Saudi Arabia Blocking Money Transfers to Emirati Banks, Reports Say
Payments from Saudi banks to UAE accounts have been held up or returned since May without explanation, according to the FT and Bloomberg, amid rising tensions between the two Persian Gulf states
Saudi Arabia has been blocking or delaying money transfers to accounts in the United Arab Emirates, according to press reports, in a sign of escalating tensions between the two Persian Gulf neighbours.
Financial transfers from Saudi banks to UAE accounts have been returned or held up since May, typically without any explanation, the Financial Times reported this week, citing people familiar with the matter. The affected accounts, the report said, belonged to both businesses and private individuals.
One healthcare company in Dubai told the newspaper that three separate payments from a long-standing Saudi client had been blocked by the kingdom’s banks since mid-May. An executive at the firm said the banks had cited a block imposed by the Saudi central bank without offering further detail, leaving a customer waiting on goods while the payment failed to arrive. Executives at other Dubai-based firms reported similar experiences.

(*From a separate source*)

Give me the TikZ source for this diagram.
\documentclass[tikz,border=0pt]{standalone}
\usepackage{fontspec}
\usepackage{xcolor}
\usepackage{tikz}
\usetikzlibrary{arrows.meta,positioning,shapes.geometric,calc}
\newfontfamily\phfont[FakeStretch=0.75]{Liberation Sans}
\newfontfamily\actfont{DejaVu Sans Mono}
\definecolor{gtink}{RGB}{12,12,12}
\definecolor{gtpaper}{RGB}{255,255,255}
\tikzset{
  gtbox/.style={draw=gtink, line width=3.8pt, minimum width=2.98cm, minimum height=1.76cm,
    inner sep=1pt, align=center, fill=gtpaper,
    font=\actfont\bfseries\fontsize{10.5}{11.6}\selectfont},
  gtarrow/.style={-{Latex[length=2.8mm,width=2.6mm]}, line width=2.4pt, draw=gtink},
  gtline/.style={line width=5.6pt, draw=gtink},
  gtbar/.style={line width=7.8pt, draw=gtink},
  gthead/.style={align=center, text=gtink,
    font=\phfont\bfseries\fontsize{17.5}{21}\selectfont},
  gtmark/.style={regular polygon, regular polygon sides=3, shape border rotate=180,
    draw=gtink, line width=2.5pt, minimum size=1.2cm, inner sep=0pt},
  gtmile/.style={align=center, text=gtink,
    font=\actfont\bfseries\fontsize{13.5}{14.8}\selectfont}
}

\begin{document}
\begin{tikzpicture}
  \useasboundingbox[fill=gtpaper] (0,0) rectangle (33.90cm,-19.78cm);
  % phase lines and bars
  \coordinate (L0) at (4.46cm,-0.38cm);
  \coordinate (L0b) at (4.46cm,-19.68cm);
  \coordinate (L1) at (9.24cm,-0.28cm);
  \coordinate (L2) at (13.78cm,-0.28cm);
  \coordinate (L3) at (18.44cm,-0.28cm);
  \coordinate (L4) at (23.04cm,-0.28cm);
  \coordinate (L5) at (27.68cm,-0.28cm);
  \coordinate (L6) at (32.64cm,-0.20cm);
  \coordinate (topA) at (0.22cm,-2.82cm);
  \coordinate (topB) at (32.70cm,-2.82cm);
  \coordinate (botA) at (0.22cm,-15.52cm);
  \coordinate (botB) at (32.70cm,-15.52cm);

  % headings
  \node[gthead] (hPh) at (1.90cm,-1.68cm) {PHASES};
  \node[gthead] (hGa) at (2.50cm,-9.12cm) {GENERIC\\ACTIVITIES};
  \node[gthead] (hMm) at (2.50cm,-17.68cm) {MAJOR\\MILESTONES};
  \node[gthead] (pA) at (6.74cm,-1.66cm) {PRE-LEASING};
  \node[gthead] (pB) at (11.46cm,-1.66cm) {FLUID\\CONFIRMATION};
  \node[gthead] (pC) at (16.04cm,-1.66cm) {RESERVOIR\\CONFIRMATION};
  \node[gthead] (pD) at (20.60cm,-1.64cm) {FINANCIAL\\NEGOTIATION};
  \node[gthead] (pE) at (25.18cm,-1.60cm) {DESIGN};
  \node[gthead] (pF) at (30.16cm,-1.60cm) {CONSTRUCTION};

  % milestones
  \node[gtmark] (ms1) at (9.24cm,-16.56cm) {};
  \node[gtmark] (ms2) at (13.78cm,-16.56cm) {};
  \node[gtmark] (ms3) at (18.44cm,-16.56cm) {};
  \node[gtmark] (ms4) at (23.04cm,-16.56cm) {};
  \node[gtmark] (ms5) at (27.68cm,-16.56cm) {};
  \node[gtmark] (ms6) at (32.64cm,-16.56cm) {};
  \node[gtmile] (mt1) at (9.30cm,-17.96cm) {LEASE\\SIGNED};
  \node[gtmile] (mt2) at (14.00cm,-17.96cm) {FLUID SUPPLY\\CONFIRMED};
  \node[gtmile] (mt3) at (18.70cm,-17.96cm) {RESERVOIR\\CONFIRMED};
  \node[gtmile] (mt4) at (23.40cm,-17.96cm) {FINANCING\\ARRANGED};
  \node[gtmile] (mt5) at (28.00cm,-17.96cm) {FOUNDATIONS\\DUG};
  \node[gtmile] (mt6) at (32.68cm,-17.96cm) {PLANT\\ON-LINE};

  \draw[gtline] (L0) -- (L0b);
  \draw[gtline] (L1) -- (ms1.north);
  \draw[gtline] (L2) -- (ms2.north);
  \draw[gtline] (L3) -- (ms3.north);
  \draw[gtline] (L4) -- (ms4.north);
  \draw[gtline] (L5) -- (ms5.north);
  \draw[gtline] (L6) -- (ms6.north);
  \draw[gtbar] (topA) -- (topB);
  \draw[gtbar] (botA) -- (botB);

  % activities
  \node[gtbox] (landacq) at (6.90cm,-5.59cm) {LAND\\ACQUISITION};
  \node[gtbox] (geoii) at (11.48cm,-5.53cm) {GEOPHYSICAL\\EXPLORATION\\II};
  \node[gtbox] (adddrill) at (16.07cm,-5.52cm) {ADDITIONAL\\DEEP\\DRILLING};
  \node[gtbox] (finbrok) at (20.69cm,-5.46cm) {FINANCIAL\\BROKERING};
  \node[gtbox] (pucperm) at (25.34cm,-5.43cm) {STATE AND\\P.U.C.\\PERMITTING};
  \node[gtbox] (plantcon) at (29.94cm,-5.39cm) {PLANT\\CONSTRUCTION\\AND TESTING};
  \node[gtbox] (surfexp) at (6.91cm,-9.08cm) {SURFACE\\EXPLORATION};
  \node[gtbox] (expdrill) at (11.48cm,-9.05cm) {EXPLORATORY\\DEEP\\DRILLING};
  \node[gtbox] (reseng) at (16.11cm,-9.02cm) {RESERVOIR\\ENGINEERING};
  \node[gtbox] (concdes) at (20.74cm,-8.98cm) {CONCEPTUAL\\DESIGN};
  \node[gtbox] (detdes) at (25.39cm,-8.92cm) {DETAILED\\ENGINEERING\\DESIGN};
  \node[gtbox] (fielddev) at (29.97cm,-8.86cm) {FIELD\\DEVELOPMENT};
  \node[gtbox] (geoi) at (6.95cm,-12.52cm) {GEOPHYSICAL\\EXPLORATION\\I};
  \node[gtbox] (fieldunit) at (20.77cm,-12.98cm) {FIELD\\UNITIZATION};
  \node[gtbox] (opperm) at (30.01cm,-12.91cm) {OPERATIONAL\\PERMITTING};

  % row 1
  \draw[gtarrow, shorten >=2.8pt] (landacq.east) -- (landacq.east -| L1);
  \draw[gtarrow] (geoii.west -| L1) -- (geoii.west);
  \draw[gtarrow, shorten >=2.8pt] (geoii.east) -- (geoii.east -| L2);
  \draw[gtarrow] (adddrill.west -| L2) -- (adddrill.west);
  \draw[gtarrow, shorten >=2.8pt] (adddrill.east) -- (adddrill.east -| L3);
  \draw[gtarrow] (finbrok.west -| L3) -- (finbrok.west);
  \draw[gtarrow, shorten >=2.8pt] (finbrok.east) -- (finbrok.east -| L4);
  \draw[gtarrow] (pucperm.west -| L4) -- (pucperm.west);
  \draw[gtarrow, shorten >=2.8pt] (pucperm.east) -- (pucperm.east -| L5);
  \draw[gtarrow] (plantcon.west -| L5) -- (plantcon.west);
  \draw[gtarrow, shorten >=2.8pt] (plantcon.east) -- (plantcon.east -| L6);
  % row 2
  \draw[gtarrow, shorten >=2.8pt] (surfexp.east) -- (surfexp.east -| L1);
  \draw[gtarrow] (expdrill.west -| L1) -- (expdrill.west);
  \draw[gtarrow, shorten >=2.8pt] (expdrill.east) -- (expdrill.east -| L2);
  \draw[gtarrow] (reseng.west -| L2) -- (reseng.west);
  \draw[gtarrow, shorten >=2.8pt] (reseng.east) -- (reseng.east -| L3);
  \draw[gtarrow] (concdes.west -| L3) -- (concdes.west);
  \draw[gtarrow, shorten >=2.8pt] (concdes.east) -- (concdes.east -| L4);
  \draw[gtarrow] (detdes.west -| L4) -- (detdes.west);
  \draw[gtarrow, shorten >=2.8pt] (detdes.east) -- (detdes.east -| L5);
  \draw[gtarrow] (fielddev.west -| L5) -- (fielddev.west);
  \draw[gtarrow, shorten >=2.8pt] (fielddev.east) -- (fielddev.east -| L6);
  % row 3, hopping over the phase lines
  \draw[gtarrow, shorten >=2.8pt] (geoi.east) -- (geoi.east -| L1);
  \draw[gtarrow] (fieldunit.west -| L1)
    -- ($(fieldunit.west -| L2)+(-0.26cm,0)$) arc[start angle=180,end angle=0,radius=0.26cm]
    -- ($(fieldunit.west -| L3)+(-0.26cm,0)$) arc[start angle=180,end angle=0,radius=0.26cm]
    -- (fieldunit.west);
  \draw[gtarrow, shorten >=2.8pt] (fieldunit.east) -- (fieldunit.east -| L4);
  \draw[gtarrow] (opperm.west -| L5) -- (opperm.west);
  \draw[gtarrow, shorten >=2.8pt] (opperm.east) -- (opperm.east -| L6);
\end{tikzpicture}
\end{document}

The Saudi central bank rejected the report, saying it imposed no direct restrictions targeting specific countries.
Bloomberg, however, carried similar accounts, with sources describing money sent from Saudi accounts failing to reach recipients in the UAE, being returned to the sender, or electronic payments being blocked outright. That report pointed to rivalry between the two states’ financial institutions as the underlying cause.
An old rivalry
Kristian Coates Ulrichsen of the Baker Institute told Middle East Eye that competition between the two neighbours is long-standing. There has always been economic rivalry between them, he said, noting that measures of this kind have reportedly been used before to raise the stakes, and that the relationship survived earlier periods of tension in the late 2000s and again in 2021.
The reported disruption comes against a broader backdrop of realignment in the Persian Gulf. During the recent US-Israeli war on Iran, attacks were launched from the territory of several Persian Gulf Arab states. The failure of that campaign is said to have precipitated a falling-out between US President Donald Trump and the Saudi leadership, and, according to some reports, has prompted Riyadh to soften its posture toward Iran as it reassesses its own security priorities.